■ **THE EXERCISE**: Your copy should hold exactly the lines from the one containing "Rebuild this chart" to the one containing "from matplotlib.ticker import", inclusive, with no pictures.
/---
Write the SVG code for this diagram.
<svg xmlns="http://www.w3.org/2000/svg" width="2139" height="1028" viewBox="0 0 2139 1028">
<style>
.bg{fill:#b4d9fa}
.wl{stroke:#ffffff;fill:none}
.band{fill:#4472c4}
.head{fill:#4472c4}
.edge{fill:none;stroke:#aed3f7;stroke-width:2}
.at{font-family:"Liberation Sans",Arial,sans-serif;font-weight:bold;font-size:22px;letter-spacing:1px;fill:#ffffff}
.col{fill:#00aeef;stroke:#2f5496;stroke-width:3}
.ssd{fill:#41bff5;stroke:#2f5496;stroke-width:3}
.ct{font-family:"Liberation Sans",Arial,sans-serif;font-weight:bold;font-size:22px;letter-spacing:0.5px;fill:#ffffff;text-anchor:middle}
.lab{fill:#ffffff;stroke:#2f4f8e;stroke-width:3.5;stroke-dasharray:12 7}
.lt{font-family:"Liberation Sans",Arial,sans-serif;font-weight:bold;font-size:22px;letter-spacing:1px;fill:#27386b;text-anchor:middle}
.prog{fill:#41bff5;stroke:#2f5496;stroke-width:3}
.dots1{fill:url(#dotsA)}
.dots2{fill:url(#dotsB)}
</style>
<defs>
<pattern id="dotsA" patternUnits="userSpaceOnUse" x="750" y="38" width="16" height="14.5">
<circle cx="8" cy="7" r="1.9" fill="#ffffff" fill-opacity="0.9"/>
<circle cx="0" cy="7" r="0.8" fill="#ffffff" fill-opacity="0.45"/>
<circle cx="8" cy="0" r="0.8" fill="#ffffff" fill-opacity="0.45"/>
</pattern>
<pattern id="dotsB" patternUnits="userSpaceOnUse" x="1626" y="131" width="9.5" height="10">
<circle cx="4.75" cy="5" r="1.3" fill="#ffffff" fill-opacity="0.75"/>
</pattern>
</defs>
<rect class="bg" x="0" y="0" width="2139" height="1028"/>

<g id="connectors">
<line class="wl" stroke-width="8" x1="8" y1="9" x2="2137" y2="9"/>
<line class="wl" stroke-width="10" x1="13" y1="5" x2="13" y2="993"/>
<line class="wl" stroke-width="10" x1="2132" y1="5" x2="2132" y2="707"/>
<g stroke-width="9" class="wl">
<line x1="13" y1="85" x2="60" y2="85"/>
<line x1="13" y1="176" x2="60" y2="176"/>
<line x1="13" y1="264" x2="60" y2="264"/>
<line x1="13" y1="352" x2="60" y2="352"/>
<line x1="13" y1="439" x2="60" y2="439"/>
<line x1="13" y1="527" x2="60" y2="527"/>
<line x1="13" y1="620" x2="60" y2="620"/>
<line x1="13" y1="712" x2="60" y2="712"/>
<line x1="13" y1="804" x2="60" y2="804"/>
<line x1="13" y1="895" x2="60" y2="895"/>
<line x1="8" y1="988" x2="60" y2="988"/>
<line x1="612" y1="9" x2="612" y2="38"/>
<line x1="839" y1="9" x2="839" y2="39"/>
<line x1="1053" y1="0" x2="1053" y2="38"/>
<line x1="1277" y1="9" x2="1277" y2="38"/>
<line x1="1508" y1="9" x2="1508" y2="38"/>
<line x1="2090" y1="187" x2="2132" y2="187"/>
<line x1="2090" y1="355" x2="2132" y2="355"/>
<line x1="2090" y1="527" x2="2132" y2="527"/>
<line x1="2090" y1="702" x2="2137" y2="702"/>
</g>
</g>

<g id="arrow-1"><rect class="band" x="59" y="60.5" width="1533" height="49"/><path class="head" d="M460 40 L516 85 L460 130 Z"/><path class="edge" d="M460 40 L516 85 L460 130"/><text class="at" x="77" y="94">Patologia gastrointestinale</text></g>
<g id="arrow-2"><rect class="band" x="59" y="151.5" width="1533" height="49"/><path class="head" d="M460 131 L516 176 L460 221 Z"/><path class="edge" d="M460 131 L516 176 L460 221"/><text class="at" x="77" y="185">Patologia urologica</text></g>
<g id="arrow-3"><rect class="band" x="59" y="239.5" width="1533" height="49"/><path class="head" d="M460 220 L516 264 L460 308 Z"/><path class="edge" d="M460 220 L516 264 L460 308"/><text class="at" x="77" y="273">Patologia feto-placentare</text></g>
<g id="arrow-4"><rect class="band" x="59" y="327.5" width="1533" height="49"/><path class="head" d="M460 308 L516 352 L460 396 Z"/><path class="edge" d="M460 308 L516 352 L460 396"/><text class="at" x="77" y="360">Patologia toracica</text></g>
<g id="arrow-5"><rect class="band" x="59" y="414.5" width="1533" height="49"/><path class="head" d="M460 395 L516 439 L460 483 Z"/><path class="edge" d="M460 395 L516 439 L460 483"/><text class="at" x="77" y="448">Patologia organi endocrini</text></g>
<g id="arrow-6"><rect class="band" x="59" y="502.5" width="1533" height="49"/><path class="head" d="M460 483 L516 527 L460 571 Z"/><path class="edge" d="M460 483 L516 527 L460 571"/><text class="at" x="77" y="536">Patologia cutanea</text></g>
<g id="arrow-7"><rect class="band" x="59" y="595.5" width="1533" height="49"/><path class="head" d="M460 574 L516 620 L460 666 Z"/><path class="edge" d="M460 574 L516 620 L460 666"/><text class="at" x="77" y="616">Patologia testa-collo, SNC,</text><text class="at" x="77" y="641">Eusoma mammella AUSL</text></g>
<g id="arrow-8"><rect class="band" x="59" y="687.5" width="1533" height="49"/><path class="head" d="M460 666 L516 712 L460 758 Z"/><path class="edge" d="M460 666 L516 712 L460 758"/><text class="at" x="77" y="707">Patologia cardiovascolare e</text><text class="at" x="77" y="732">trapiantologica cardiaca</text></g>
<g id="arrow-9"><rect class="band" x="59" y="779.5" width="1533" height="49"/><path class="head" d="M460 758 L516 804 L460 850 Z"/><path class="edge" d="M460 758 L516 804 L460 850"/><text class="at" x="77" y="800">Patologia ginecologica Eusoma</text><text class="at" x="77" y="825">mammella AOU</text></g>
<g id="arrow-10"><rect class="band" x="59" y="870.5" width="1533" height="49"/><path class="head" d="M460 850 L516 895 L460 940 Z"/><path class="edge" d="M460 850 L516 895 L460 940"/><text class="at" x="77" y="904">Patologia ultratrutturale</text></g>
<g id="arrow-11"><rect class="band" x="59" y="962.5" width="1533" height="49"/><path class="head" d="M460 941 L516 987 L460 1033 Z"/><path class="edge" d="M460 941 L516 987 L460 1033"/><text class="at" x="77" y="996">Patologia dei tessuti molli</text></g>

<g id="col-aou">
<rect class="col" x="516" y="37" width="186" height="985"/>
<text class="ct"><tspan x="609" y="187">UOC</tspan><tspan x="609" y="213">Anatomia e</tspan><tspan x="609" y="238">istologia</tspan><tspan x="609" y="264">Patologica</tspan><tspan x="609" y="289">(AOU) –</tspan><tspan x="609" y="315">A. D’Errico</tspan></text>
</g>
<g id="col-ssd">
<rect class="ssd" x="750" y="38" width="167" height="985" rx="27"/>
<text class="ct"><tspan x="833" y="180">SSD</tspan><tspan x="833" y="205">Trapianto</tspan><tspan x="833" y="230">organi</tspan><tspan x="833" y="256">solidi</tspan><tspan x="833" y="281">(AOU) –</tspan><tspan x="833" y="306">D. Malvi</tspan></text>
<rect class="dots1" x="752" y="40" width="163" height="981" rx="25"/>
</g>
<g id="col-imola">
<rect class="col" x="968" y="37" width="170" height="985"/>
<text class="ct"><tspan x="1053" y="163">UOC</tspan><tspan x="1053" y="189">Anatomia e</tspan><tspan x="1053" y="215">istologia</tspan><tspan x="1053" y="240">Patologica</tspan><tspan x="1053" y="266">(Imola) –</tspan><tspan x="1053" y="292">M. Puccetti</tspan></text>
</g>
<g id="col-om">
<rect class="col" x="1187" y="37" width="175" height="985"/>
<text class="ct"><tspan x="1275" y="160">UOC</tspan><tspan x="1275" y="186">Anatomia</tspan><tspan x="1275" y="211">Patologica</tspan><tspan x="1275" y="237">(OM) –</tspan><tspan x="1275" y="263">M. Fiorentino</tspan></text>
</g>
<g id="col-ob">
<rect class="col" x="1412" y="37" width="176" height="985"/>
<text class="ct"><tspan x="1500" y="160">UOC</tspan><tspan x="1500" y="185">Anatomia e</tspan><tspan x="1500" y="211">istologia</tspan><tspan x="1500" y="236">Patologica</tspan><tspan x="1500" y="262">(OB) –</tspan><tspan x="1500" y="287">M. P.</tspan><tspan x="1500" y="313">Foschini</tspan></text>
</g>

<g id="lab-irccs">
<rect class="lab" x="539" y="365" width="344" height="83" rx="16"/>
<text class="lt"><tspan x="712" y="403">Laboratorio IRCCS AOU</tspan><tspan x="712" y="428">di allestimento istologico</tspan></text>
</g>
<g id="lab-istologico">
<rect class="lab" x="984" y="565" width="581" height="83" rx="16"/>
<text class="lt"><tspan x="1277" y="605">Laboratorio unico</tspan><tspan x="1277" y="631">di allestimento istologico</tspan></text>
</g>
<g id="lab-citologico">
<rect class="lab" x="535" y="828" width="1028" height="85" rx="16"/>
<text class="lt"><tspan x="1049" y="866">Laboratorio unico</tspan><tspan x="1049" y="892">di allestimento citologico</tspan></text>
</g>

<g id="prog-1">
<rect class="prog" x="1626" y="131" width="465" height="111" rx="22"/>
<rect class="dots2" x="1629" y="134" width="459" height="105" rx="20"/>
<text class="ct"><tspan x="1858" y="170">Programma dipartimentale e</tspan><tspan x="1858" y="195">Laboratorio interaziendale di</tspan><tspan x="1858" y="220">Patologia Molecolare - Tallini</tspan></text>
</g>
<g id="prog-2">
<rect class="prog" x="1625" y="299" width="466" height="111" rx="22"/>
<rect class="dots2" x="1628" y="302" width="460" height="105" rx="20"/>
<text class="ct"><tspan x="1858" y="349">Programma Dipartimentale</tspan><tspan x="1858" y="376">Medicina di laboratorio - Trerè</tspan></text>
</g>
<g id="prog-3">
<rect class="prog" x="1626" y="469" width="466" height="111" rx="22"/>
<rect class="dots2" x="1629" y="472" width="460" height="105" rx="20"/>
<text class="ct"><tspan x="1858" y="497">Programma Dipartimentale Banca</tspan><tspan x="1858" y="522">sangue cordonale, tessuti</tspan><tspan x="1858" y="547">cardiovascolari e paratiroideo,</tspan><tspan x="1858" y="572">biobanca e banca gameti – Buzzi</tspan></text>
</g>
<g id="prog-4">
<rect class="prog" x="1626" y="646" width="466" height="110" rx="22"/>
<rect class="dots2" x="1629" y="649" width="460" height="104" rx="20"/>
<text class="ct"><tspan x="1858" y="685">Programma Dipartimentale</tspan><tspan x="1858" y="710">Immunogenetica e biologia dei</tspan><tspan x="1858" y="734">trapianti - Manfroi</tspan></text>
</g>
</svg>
\---
/---
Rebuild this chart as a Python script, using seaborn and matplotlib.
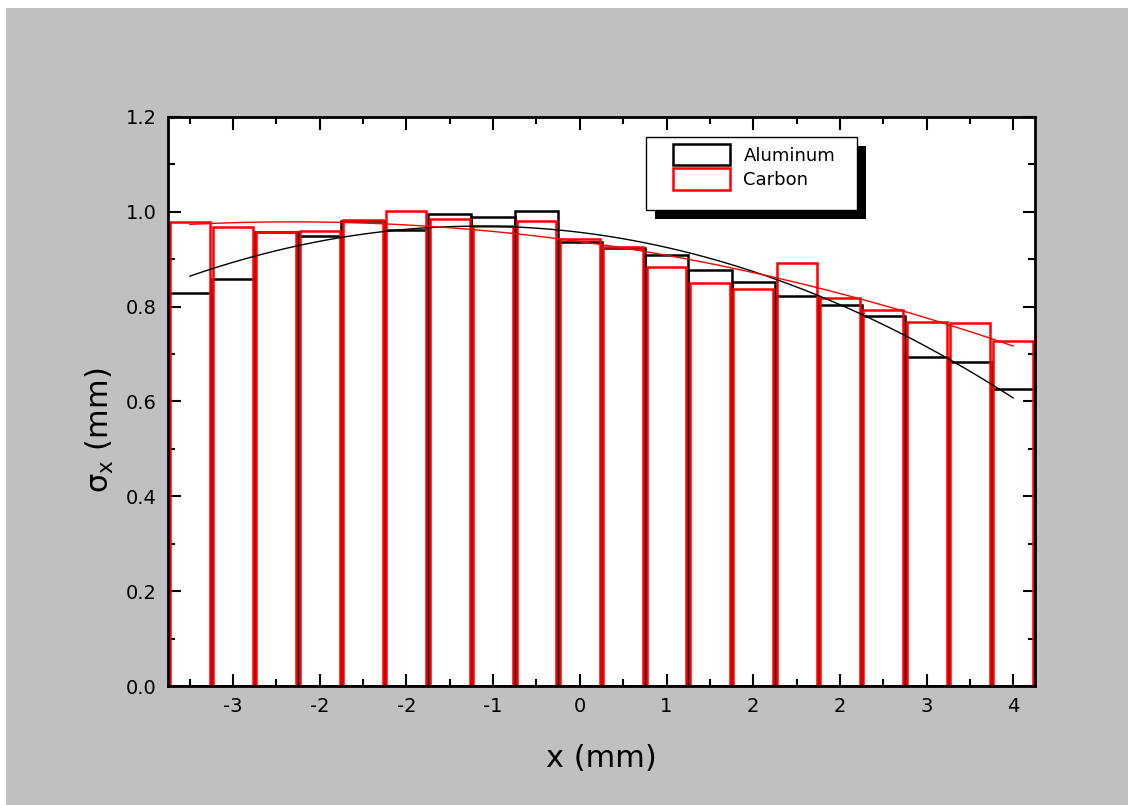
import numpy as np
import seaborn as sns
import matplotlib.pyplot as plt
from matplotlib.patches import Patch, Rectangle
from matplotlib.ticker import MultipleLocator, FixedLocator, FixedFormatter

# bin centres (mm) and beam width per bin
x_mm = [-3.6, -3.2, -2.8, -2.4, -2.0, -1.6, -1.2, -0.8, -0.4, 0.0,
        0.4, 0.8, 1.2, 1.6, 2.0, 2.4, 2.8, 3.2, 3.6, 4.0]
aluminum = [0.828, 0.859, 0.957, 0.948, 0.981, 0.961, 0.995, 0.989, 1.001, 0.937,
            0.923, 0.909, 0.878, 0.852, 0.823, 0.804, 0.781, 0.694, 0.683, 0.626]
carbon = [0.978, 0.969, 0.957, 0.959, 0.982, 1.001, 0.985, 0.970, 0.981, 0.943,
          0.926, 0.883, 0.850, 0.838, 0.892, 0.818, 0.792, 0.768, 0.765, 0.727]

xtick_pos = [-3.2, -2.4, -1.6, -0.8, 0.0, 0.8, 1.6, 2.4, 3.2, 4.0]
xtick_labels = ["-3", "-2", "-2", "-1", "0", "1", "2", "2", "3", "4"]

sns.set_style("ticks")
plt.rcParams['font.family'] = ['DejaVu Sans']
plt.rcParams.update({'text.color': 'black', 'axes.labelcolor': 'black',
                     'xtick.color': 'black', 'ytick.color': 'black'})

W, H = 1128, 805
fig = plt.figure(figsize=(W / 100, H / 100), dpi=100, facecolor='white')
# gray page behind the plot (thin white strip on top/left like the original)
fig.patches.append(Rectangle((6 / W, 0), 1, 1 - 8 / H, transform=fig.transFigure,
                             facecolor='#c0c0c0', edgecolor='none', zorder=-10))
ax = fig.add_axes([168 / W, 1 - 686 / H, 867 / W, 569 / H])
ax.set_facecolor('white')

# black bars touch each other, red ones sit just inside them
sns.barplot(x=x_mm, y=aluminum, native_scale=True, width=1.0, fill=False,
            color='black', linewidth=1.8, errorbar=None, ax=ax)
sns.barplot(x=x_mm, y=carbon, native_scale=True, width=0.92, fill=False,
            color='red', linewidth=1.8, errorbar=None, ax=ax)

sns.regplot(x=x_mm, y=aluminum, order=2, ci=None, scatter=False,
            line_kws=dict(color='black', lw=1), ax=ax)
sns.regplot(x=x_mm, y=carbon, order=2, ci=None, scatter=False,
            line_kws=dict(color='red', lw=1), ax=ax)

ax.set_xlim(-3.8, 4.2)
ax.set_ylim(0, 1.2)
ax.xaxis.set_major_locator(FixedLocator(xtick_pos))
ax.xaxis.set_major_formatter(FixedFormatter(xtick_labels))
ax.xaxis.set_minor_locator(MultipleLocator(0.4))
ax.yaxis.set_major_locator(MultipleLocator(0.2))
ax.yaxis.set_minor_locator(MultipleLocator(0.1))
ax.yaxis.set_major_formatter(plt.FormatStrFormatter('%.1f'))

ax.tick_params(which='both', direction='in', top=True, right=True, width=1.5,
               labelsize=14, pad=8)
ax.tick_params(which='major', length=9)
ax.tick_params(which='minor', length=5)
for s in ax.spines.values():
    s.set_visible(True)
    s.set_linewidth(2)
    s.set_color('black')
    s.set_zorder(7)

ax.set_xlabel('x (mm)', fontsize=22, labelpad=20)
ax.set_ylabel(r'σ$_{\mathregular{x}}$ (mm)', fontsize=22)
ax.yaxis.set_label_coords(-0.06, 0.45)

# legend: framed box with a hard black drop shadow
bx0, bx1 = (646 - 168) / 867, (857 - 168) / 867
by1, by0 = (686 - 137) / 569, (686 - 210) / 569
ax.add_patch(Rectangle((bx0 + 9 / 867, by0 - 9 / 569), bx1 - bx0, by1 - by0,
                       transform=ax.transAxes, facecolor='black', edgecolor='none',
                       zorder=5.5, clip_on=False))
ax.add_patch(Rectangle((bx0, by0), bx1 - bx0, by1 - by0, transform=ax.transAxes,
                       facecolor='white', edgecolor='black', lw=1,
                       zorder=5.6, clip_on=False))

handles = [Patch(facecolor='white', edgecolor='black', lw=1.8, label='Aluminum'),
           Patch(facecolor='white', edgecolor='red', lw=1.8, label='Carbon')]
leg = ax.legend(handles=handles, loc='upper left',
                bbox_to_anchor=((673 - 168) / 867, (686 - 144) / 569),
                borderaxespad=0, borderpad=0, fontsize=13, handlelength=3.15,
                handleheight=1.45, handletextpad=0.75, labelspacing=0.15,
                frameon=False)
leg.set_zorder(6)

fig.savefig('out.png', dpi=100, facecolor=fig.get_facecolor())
\---
■ **EXERCISE RESPONSE**:
Rebuild this chart as a Python script, using seaborn and matplotlib.
import numpy as np
import seaborn as sns
import matplotlib.pyplot as plt
from matplotlib.patches import Patch, Rectangle
from matplotlib.ticker import MultipleLocator, FixedLocator, FixedFormatter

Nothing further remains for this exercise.